Saat Ibu datang, sang pelayan menghampiri. Ia menyampaikan kealpaannya itu. Tanpa banyak berkata, Ibu mengembalikan sejumlah uang talangan sang operator kassa. Dan seperti biasa, rona wajah pekerja pasar swalayan itu kembali cerah.

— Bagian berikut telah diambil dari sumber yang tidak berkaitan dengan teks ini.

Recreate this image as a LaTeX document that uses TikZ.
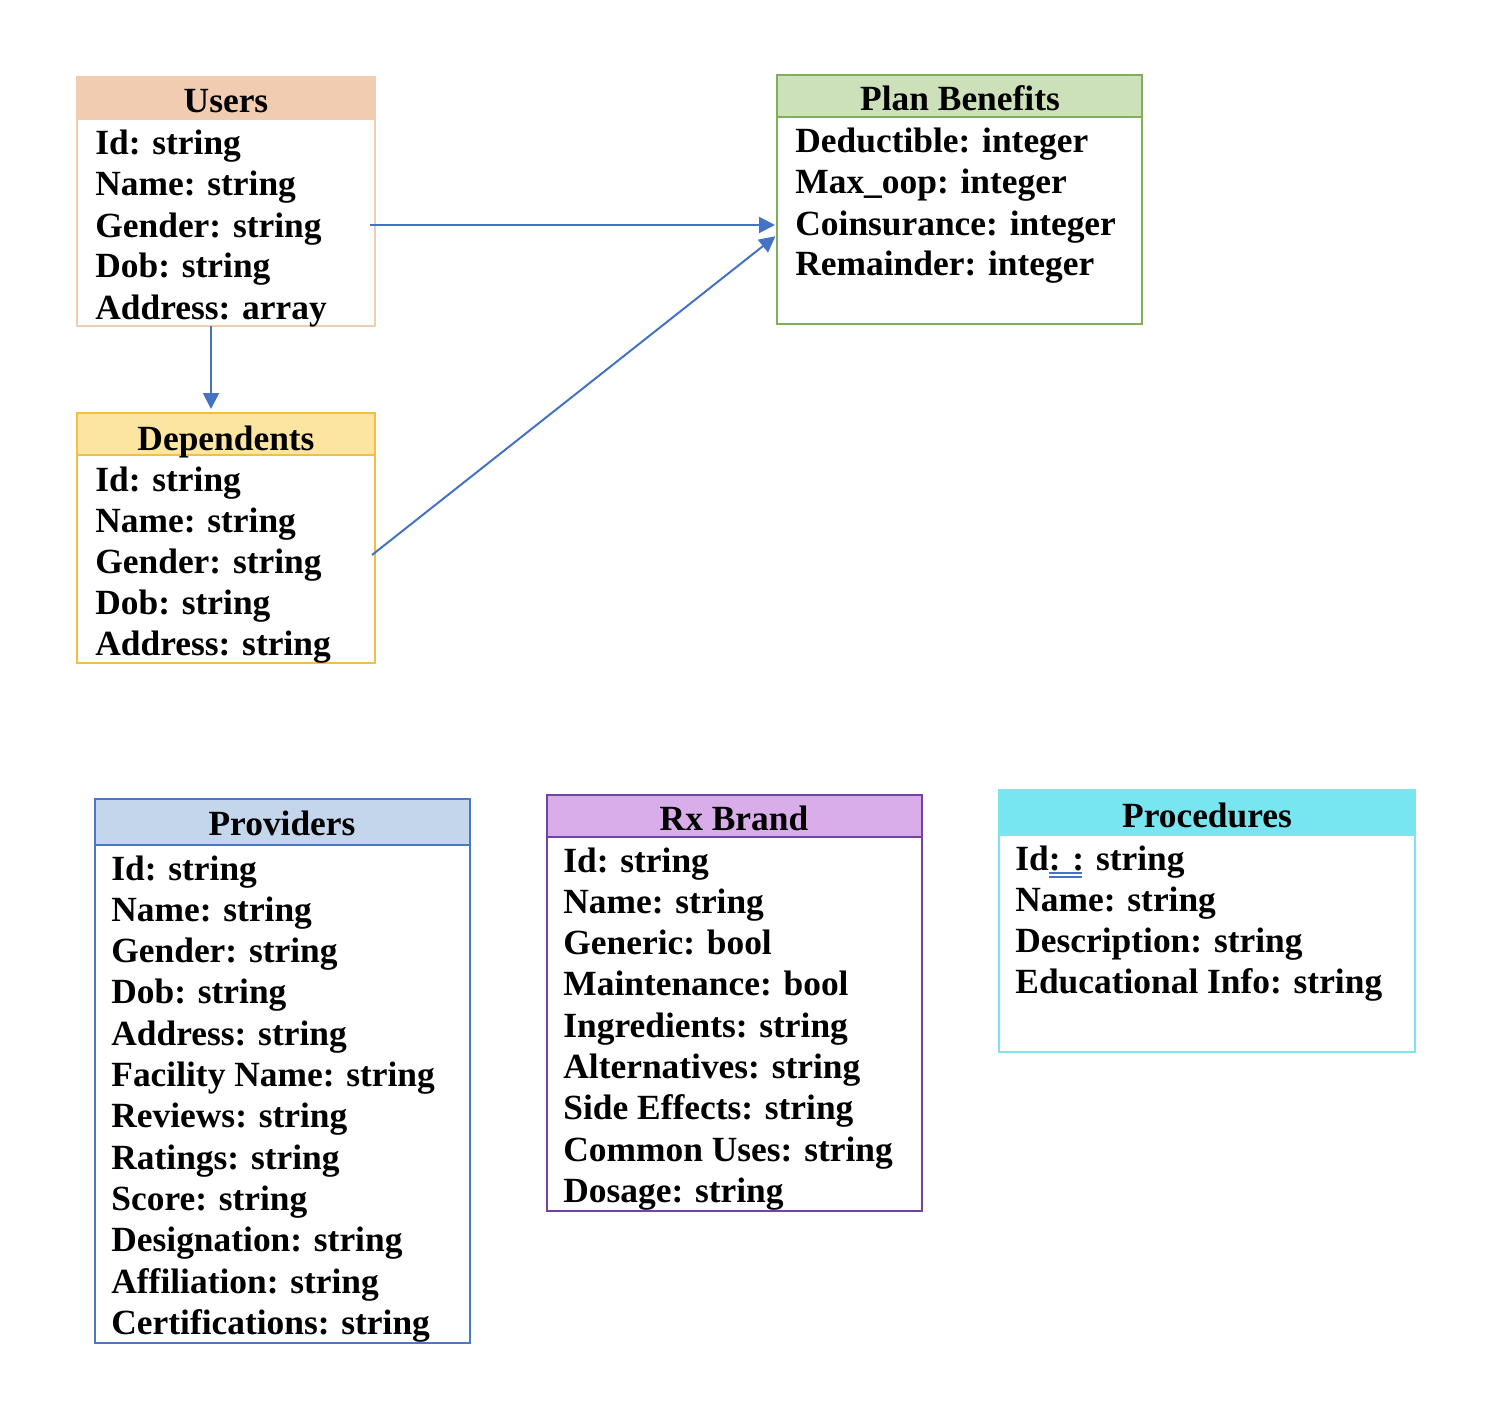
\documentclass[tikz,border=0pt]{standalone}
\usepackage{fontspec}
\setmainfont{Liberation Serif}
\usetikzlibrary{arrows.meta}

\definecolor{usersfill}{HTML}{F1CCB0}
\definecolor{usersline}{HTML}{F1CCB0}
\definecolor{planfill}{HTML}{CCE0B9}
\definecolor{planline}{HTML}{80AE5C}
\definecolor{depsfill}{HTML}{FBE5A0}
\definecolor{depsline}{HTML}{F2BE45}
\definecolor{provfill}{HTML}{C3D6EC}
\definecolor{provline}{HTML}{4A78C6}
\definecolor{rxfill}{HTML}{D9ACEA}
\definecolor{rxline}{HTML}{7343A2}
\definecolor{procfill}{HTML}{77E6F0}
\definecolor{procline}{HTML}{80E4EE}
\definecolor{linkblue}{HTML}{4472C4}

\begin{document}
\begin{tikzpicture}[x=0.5pt, y=-0.5pt,
  frame/.style={draw, line width=1pt, anchor=north west, inner sep=0pt, outer sep=0pt},
  title/.style={anchor=base, inner sep=0pt, font=\fontsize{17.7}{21}\selectfont\bfseries},
  row/.style={anchor=base west, inner sep=0pt, font=\fontsize{17.7}{21}\selectfont\bfseries},
  link/.style={-{Triangle[length=8pt, width=8pt]}, line width=1pt, color=linkblue}]
\useasboundingbox (0,0) rectangle (1506,1418);

% Users
\node [frame, fill=usersfill, draw=usersline, minimum width=149pt, minimum height=21pt] (users-head) at (77,77) {};
\node [frame, draw=usersline, minimum width=149pt, minimum height=124.5pt] (users) at (77,77) {};
\node [title] (users-title) at (226,113) {Users};
\foreach \t [count=\i] in {Id: string, Name: string, Gender: string, Dob: string, Address: array}
  \node [row] (users-\i) at (95, {155+41*(\i-1)}) {\t};

% Plan Benefits
\node [frame, fill=planfill, draw=planline, minimum width=182.5pt, minimum height=21pt] (plan-head) at (777,75) {};
\node [frame, draw=planline, minimum width=182.5pt, minimum height=124.5pt] (plan) at (777,75) {};
\node [title] (plan-title) at (960,111) {Plan Benefits};
\foreach \t [count=\i] in {Deductible: integer, Max\_oop: integer, Coinsurance: integer, Remainder: integer}
  \node [row] (plan-\i) at (795, {153+41*(\i-1)}) {\t};

% Dependents
\node [frame, fill=depsfill, draw=depsline, minimum width=149pt, minimum height=21pt] (deps-head) at (77,413) {};
\node [frame, draw=depsline, minimum width=149pt, minimum height=125pt] (deps) at (77,413) {};
\node [title] (deps-title) at (226,450) {Dependents};
\foreach \t [count=\i] in {Id: string, Name: string, Gender: string, Dob: string, Address: string}
  \node [row] (deps-\i) at (95, {491+41*(\i-1)}) {\t};

% Providers
\node [frame, fill=provfill, draw=provline, minimum width=187.5pt, minimum height=23pt] (prov-head) at (95,799) {};
\node [frame, draw=provline, minimum width=187.5pt, minimum height=272pt] (prov) at (95,799) {};
\node [title] (prov-title) at (282,835) {Providers};
\foreach \t [count=\i] in {Id: string, Name: string, Gender: string, Dob: string, Address: string,
    Facility Name: string, Reviews: string, Ratings: string, Score: string,
    Designation: string, Affiliation: string, Certifications: string}
  \node [row] (prov-\i) at (111, {880+41.3*(\i-1)}) {\t};

% Rx Brand
\node [frame, fill=rxfill, draw=rxline, minimum width=187.5pt, minimum height=21pt] (rx-head) at (547,795) {};
\node [frame, draw=rxline, minimum width=187.5pt, minimum height=208pt] (rx) at (547,795) {};
\node [title] (rx-title) at (734,830) {Rx Brand};
\foreach \t [count=\i] in {Id: string, Name: string, Generic: bool, Maintenance: bool, Ingredients: string,
    Alternatives: string, Side Effects: string, Common Uses: string, Dosage: string}
  \node [row] (rx-\i) at (563, {872+41.3*(\i-1)}) {\t};

% Procedures
\node [frame, fill=procfill, draw=procline, minimum width=208pt, minimum height=22.5pt] (proc-head) at (999,790) {};
\node [frame, draw=procline, minimum width=208pt, minimum height=131pt] (proc) at (999,790) {};
\node [title] (proc-title) at (1207,827) {Procedures};
\foreach \t [count=\i] in {Id: : string, Name: string, Description: string, Educational Info: string}
  \node [row] (proc-\i) at (1015, {870+41.3*(\i-1)}) {\t};
\draw [linkblue, line width=0.7pt] (1049,873) -- (1082,873);
\draw [linkblue, line width=0.7pt] (1049,877) -- (1082,877);

% links
\draw [link, shorten >=1pt] ([xshift=-2.5pt]users.east |- 0,225) -- (plan.west |- 0,225);
\draw [link, shorten >=1pt] ([xshift=-1.5pt]deps.east |- 0,555) -- (plan.west |- 0,235);
\draw [link, shorten >=2pt] (users.south -| 211,0) -- (deps.north -| 211,0);
\end{tikzpicture}
\end{document}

Di tempat yang berbeda, Ibu dikenal baik oleh para pelayan toko busana anak. Ibu kerap datang ke toko ini untuk berbelanja baju dan pernak-pernik busana anak dan bayi. Kebiasaan Ibu sejak lama memberi hadiah kepada bayi yang lahir atau kanak-kanak kenalannya yang berulang tahun. Bila kabar kelahiran mereka terdengar, Â tak lama Ibu menyiapkan kado sebagai hadiah.
Saat ibu berbelanja di suatu hari, mendadak seorang pelayan mendekat. Dengan malu-malu ia mengutarakan kesulitan keuangan untuk menyekolahkan anaknya. Serta merta, Ibu menuliskan alamat rumahnya di secarik kertas. Ibu mengundangnya untuk datang bersama anak yang hendak melanjutkan sekolah itu. Tak terperi kebahagiaan yang ia alami. Rona mukanya menyiratkan hal ini.
*
Usia Ibu bertambah renta. Lazimnya orang seusia Ibu menderita sejumlah penyakit. Penyakit ketuaan orang menyebutnya. Pun begitu dengan Ibu. Langkah kaki Ibu pun jadi terbatas. Ibu tak lagi pergi berbelanja. Ibu tak sekerap dulu menyapa para pelayan toko yang ia perlakukan sebagai sahabat-sahabat mudanya.
Satu hari di bulan Maret, aku mengunjungi toko busana anak itu. Dengan tatap penuh tanya mereka menanyakan Ibu. Mengapa Ibu tidak datang berbelanja? Aku pun menjawab bila Ibu telah pergi menghadap Sang Pencipta. Seketika suasana toko pun meredup. Para pelayan bersedih. Sebagian dari mereka terisak. Lampu-lampu dengan sinarnya yang lembut itu pun bagai cahaya lilin. Sinarnya seperti terhalang oleh tabir bernama duka.
Kepergian Ibu banyak ditangisi. Kepergian Ibu meninggalkan kenangan. Kenangan indah yang melekat kuat di setiap hati mereka yang mengenalnya. Kebaikan Ibulah kenangan indah itu.